WHAT YOU WILL DO -
All entries below need to be written out exactly, but without their pictures.

LISTED ENTRIES -

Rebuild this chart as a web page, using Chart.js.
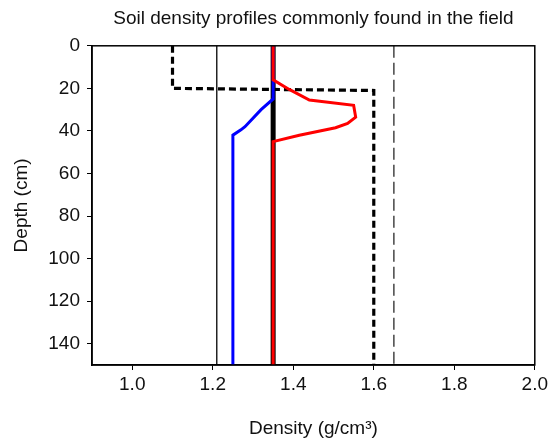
<!DOCTYPE html>
<html>
<head>
<meta charset="utf-8">
<script src="https://cdn.jsdelivr.net/npm/chart.js@4"></script>
<style>
html,body{margin:0;padding:0;background:#fff;}
#wrap{width:551px;height:442px;}
</style>
</head>
<body>
<div id="wrap"><canvas id="c" width="551" height="442"></canvas></div>
<script>
// ---- data ----
const xTickValues = [1.0, 1.2, 1.4, 1.6, 1.8, 2.0];
const yTickValues = [0, 20, 40, 60, 80, 100, 120, 140];

const redDensity  = [1.35, 1.35, 1.39, 1.44, 1.55, 1.555, 1.535, 1.505, 1.415, 1.35, 1.35];
const redDepth    = [0, 16, 20.5, 25.5, 28, 33.5, 36.5, 38.5, 42, 45, 150];

const blueDensity = [1.35, 1.35, 1.35, 1.32, 1.28, 1.27, 1.25, 1.25];
const blueDepth   = [0, 17, 25, 30, 38, 39.5, 42, 150];

const uniformDensity = [1.35, 1.35];
const uniformDepth   = [0, 150];

const plowDensity = [1.1, 1.1, 1.6, 1.6];
const plowDepth   = [0, 20, 21, 150];

const lowRefDensity  = [1.21, 1.21];
const lowRefDepth    = [0, 150];

const highRefDensity = [1.65, 1.65];
const highRefDepth   = [0, 150];

function pts(xs, ys){ return xs.map((x,i)=>({x:x, y:ys[i]})); }

const FONT = "'Liberation Sans', Arial, sans-serif";
const FS = 19;

const frame = {
  id: 'frame',
  afterLayout(chart){
    // centre the title over the plot area
    if (chart.titleBlock) {
      chart.titleBlock.left = chart.chartArea.left;
      chart.titleBlock.right = chart.chartArea.right;
    }
  },
  afterDatasetsDraw(chart){
    const a = chart.chartArea, ctx = chart.ctx;
    ctx.save();
    ctx.strokeStyle = '#000';
    ctx.lineWidth = 1.5;
    ctx.strokeRect(a.left, a.top, a.right - a.left, a.bottom - a.top);
    ctx.restore();
  }
};

new Chart(document.getElementById('c'), {
  type: 'scatter',
  data: {
    datasets: [
      {data: pts(redDensity, redDepth), borderColor: '#ff0000', borderWidth: 3},
      {data: pts(blueDensity, blueDepth), borderColor: '#0000ff', borderWidth: 3},
      {data: pts(uniformDensity, uniformDepth), borderColor: '#000', borderWidth: 5},
      {data: pts(plowDensity, plowDepth), borderColor: '#000', borderWidth: 3.2, borderDash: [7,4]},
      {data: pts(lowRefDensity, lowRefDepth), borderColor: '#000', borderWidth: 1.3},
      {data: pts(highRefDensity, highRefDepth), borderColor: '#000', borderWidth: 1.1, borderDash: [12,5]}
    ].map(d => Object.assign({showLine: true, pointRadius: 0, tension: 0, fill: false, borderCapStyle:'butt', borderJoinStyle:'miter'}, d))
  },
  options: {
    responsive: false,
    animation: false,
    layout: {padding: {left: 0, right: 16, top: 0, bottom: 0}},
    plugins: {
      legend: {display: false},
      tooltip: {enabled: false},
      title: {
        display: true,
        text: 'Soil density profiles commonly found in the field',
        color: '#111',
        font: {family: FONT, size: FS, weight: 'normal'},
        padding: {top: 7, bottom: 16}
      }
    },
    scales: {
      x: {
        type: 'linear',
        min: 0.9, max: 2.0,
        afterBuildTicks(s){ s.ticks = xTickValues.map(v => ({value: v})); },
        afterFit(s){ s.height = 77; },
        grid: {display: true, drawOnChartArea: false, drawTicks: true, tickLength: 5, color: '#000', tickColor:'#000'},
        border: {display: true, color: '#000', width: 1.5},
        ticks: {color: '#111', font: {family: FONT, size: FS}, padding: 3,
                callback: v => v.toFixed(1)},
        title: {display: true, text: 'Density (g/cm³)', color: '#111',
                font: {family: FONT, size: FS}, padding: {top: 4, bottom: 2}}
      },
      y: {
        type: 'linear',
        reverse: true,
        min: 0, max: 150,
        afterBuildTicks(s){ s.ticks = yTickValues.map(v => ({value: v})); },
        afterFit(s){ s.width = 92; },
        grid: {display: true, drawOnChartArea: false, drawTicks: true, tickLength: 5, color: '#000', tickColor:'#000'},
        border: {display: true, color: '#000', width: 1.5},
        ticks: {color: '#111', font: {family: FONT, size: FS}, padding: 7},
        title: {display: true, text: 'Depth (cm)', color: '#111',
                font: {family: FONT, size: FS}, padding: {top: 10, bottom: 4}}
      }
    }
  },
  plugins: [frame]
});
</script>
</body>
</html>
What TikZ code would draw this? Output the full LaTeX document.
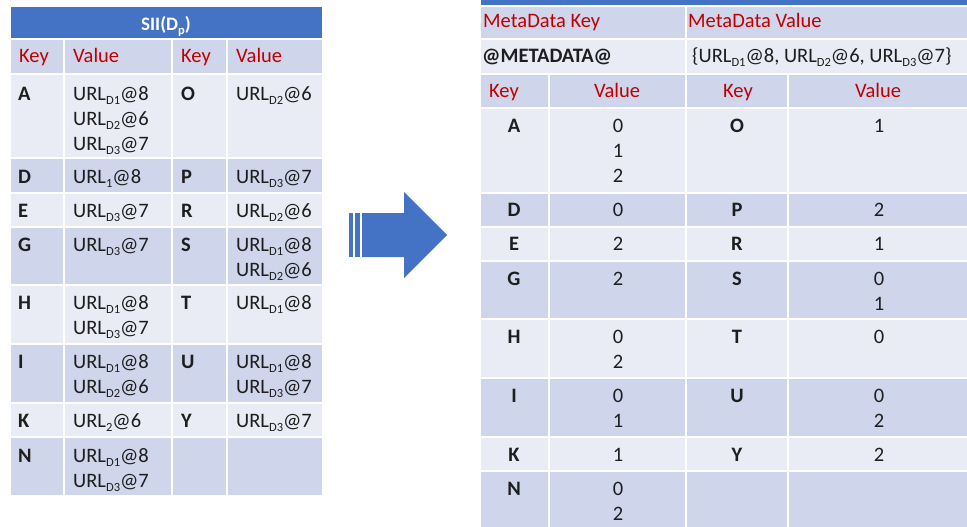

FINAL ANSWER -
Rebuild this chart as a web page, using Chart.js.
<!DOCTYPE html>
<html>
<head>
<meta charset="utf-8">
<script src="https://cdn.jsdelivr.net/npm/chart.js@4"></script>
<style>
html,body{margin:0;padding:0;background:#fff;}
#wrap{width:551px;height:442px;}
</style>
</head>
<body>
<div id="wrap"><canvas id="c" width="551" height="442"></canvas></div>
<script>
// ---- data ----
const xTickValues = [1.0, 1.2, 1.4, 1.6, 1.8, 2.0];
const yTickValues = [0, 20, 40, 60, 80, 100, 120, 140];

const redDensity  = [1.35, 1.35, 1.39, 1.44, 1.55, 1.555, 1.535, 1.505, 1.415, 1.35, 1.35];
const redDepth    = [0, 16, 20.5, 25.5, 28, 33.5, 36.5, 38.5, 42, 45, 150];

const blueDensity = [1.35, 1.35, 1.35, 1.32, 1.28, 1.27, 1.25, 1.25];
const blueDepth   = [0, 17, 25, 30, 38, 39.5, 42, 150];

const uniformDensity = [1.35, 1.35];
const uniformDepth   = [0, 150];

const plowDensity = [1.1, 1.1, 1.6, 1.6];
const plowDepth   = [0, 20, 21, 150];

const lowRefDensity  = [1.21, 1.21];
const lowRefDepth    = [0, 150];

const highRefDensity = [1.65, 1.65];
const highRefDepth   = [0, 150];

function pts(xs, ys){ return xs.map((x,i)=>({x:x, y:ys[i]})); }

const FONT = "'Liberation Sans', Arial, sans-serif";
const FS = 19;

const frame = {
  id: 'frame',
  afterLayout(chart){
    // centre the title over the plot area
    if (chart.titleBlock) {
      chart.titleBlock.left = chart.chartArea.left;
      chart.titleBlock.right = chart.chartArea.right;
    }
  },
  afterDatasetsDraw(chart){
    const a = chart.chartArea, ctx = chart.ctx;
    ctx.save();
    ctx.strokeStyle = '#000';
    ctx.lineWidth = 1.5;
    ctx.strokeRect(a.left, a.top, a.right - a.left, a.bottom - a.top);
    ctx.restore();
  }
};

new Chart(document.getElementById('c'), {
  type: 'scatter',
  data: {
    datasets: [
      {data: pts(redDensity, redDepth), borderColor: '#ff0000', borderWidth: 3},
      {data: pts(blueDensity, blueDepth), borderColor: '#0000ff', borderWidth: 3},
      {data: pts(uniformDensity, uniformDepth), borderColor: '#000', borderWidth: 5},
      {data: pts(plowDensity, plowDepth), borderColor: '#000', borderWidth: 3.2, borderDash: [7,4]},
      {data: pts(lowRefDensity, lowRefDepth), borderColor: '#000', borderWidth: 1.3},
      {data: pts(highRefDensity, highRefDepth), borderColor: '#000', borderWidth: 1.1, borderDash: [12,5]}
    ].map(d => Object.assign({showLine: true, pointRadius: 0, tension: 0, fill: false, borderCapStyle:'butt', borderJoinStyle:'miter'}, d))
  },
  options: {
    responsive: false,
    animation: false,
    layout: {padding: {left: 0, right: 16, top: 0, bottom: 0}},
    plugins: {
      legend: {display: false},
      tooltip: {enabled: false},
      title: {
        display: true,
        text: 'Soil density profiles commonly found in the field',
        color: '#111',
        font: {family: FONT, size: FS, weight: 'normal'},
        padding: {top: 7, bottom: 16}
      }
    },
    scales: {
      x: {
        type: 'linear',
        min: 0.9, max: 2.0,
        afterBuildTicks(s){ s.ticks = xTickValues.map(v => ({value: v})); },
        afterFit(s){ s.height = 77; },
        grid: {display: true, drawOnChartArea: false, drawTicks: true, tickLength: 5, color: '#000', tickColor:'#000'},
        border: {display: true, color: '#000', width: 1.5},
        ticks: {color: '#111', font: {family: FONT, size: FS}, padding: 3,
                callback: v => v.toFixed(1)},
        title: {display: true, text: 'Density (g/cm³)', color: '#111',
                font: {family: FONT, size: FS}, padding: {top: 4, bottom: 2}}
      },
      y: {
        type: 'linear',
        reverse: true,
        min: 0, max: 150,
        afterBuildTicks(s){ s.ticks = yTickValues.map(v => ({value: v})); },
        afterFit(s){ s.width = 92; },
        grid: {display: true, drawOnChartArea: false, drawTicks: true, tickLength: 5, color: '#000', tickColor:'#000'},
        border: {display: true, color: '#000', width: 1.5},
        ticks: {color: '#111', font: {family: FONT, size: FS}, padding: 7},
        title: {display: true, text: 'Depth (cm)', color: '#111',
                font: {family: FONT, size: FS}, padding: {top: 10, bottom: 4}}
      }
    }
  },
  plugins: [frame]
});
</script>
</body>
</html>
What TikZ code would draw this? Output the full LaTeX document.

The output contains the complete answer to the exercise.